MATHILDE RUBINSTEIN - Je ne pense pas qu'il existe une définition générique précise du tiers-lieu. Ici, la référence va au tiers-lieu patrimonial et s'appuie sur deux réalités. D'abord celle d'un équipement partagé par plusieurs acteurs associatifs différents sur un même territoire, dans une logique participative afin d'accueillir du public, des initiatives, des entreprises. L'autre réalité induite, c'est l'économie mixte, cruciale car dans notre cas elle reposera principalement sur les ressources propres, billetterie, visites guidées, location d'espaces à des événements privés ou publics. La Citadelle ne pourra pas se contenter du soutien de la puissance publique. Notre gros défi, maintenant, c'est l'argent. Générer, en ressources propres, 40 % d'un budget estimé à 2 millions d'euros par an, c'est beaucoup. Nous devons développer notre propre exploitation afin de dégager des marges et de poursuivre les travaux de rénovation.

Sur un lieu qui présente encore beaucoup de contraintes...

Oui, il y a un problème d'accessibilité, notamment pour les personnes atteintes de handicap moteur.

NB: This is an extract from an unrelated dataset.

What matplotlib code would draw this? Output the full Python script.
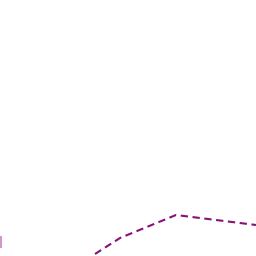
import matplotlib
matplotlib.use("Agg")
import matplotlib.pyplot as plt

# visible fragment of the series (x, y in chart pixel units)
line_x = [95, 120, 176, 256]
line_y = [254, 238, 215, 225]

# faint edge mark at the left border
edge_x = [0.5, 0.5]
edge_y = [237, 247]

fig = plt.figure(figsize=(2.56, 2.56), dpi=100)
ax = fig.add_axes([0, 0, 1, 1])
ax.set_xlim(0, 256)
ax.set_ylim(256, 0)
ax.axis('off')

ax.plot(line_x, line_y, color='#881177', linewidth=1.5, dashes=(3.5, 2.2))
ax.plot(edge_x, edge_y, color='#c77fc0', linewidth=1.5, alpha=0.8)

fig.savefig('out.png', dpi=100)
plt.close(fig)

Idéalement, il faudrait trouver un mécène pour nous procurer deux ou trois voiturettes adaptées, avec un moteur assez puissant pour les aider à grimper et à circuler dans le fort. Pour l'heure, le fort a deux accès et deux sorties de secours, c'est peu pour 5 hectares, ça pose des questions de sécurité et limite notre jauge, pour le moment, à 500 personnes. Mais on aimerait pouvoir monter rapidement à 1 500. Après, les gens entrent et sortent ; sur les deux premières journées de portes ouvertes, nous avons eu 9 000 personnes, c'est pas mal. Nous espérons plus de 200 000 visiteurs la première année.

Acta Vista emploie 400 personnes à l'année afin de poursuivre la restauration du fort. L'équipe de la Citadelle, qui gère son fonctionnement est plus restreinte...

C'est sûr. Notre équipe de permanents compte 15 personnes, à laquelle s'ajoutent des chantiers d'insertion que nous organisons avec Acta Vista. Ils déploient des groupes de six personnes associées à l'entretien et à la surveillance des jardins, au ménage, à la sécurité. Ce personnel prestataire est formé et il travaille aux horaires d'ouverture au public afin de ne pas être invisibilisé.

Le lieu est également présenté comme un « centre historique d'interprétation ».

C'est ce vers quoi nous tendons avec les résidences artistiques et le quartier de l'innovation. L'objectif est de travailler à la collecte de mémoire et à la mise en récit du site. À terme, l'idée serait d'obtenir de l'État, sur le modèle de la chartreuse de Villeneuve-lez-Avignon, le label Centre culturel de rencontre, qui associe site patrimonial et programme de création.